Data accessibility plays a crucial role in modern research for the Natural and Engineering Sciences (NES), and it is pivotal in the journey towards Open Science. However, it is still challenging to quickly access and efficiently process relevant large datasets, such as Earth-related spatiotemporal datasets that are continuously growing in volume as data sources diversify and data collection frequency increases. Such datasets are mostly made available in the Cloud and cloud-native data access and processing are ramping up as modern digital competences. Cloud-based processing is also desirable, because bringing computation close to data usually increases efficiency and reduces research time. Unfortunately, the highly inefficient approach of downloading data and analysing it locally is still a standard practice for most researchers. Sometimes this is involuntary because the data is not provided in a format that well suits cloud-based processing, but it is also not uncommon that the skills necessary for cloud-based data access and processing are lacking.
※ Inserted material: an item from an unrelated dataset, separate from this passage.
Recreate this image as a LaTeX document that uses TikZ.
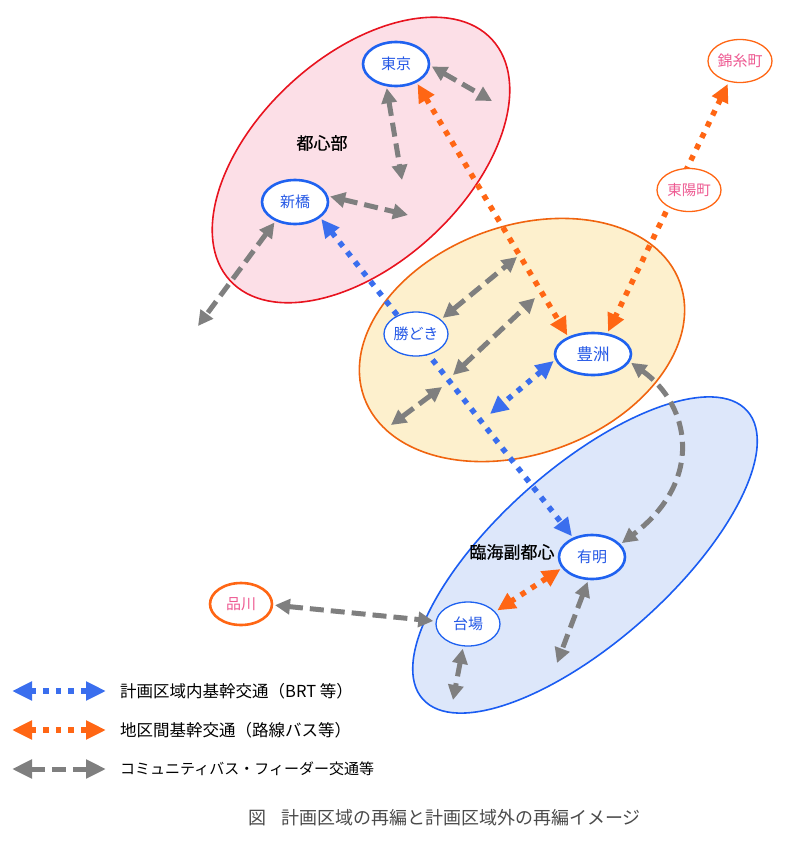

This is also observed in research data publishing, where researchers publish data in formats that hinder efficient access and interoperability in the Cloud, even if cloud-optimized formats could be used at no additional cost.
This project aims to stimulate the use of cloud-native tools and technologies to publish, access, and process research data in the NES domain in the Netherlands. We will reach this goal by developing a proof-of-concept infrastructure, and by using it to show the benefits of a cloud-native approach to the NES community and provide them the necessary training to improve their digital skills. For this purpose, we will first build a public cloud-native data repository with co-located data analysis capabilities that will be operational during the project period. Then we will make selected datasets that are relevant to the NES domain available on the platform, such as Dutch Public Services on the Map (PDOK) and Royal Netherlands Meteorological Institute (KNMI) data, after transforming them from their existing formats into cloud-optimized ones. By using this data infrastructure, we will demonstrate how efficient cloud-native solutions are for common research workflows as compared to the traditional formats and methods. We will promote the benefits of cloud-native research in an evidence-based manner by providing reliable and reproducible performance benchmarks. To enable quick uptake of the cloud-native approach, we will develop open training material specifically targeting the NES domain and organize training workshops at different locations and prominent computing and Open Science events in the Netherlands. Researchers and other stakeholders will learn
how to design, develop, and run cloud-native data access and processing workflows with hands-on practices by using
the developed data infrastructure. Moreover, they will also learn how to create and publish cloud-native datasets
easily and efficiently by following the identified best practices. Finally, we will share the experience and lessons learned during the project with all relevant (inter)national stakeholders through dedicated meetings. Well-known research data providers will be especially targeted to motivate the implementation of cloud-native infrastructure, for which we will also provide detailed guidelines and training on how to build such infrastructure.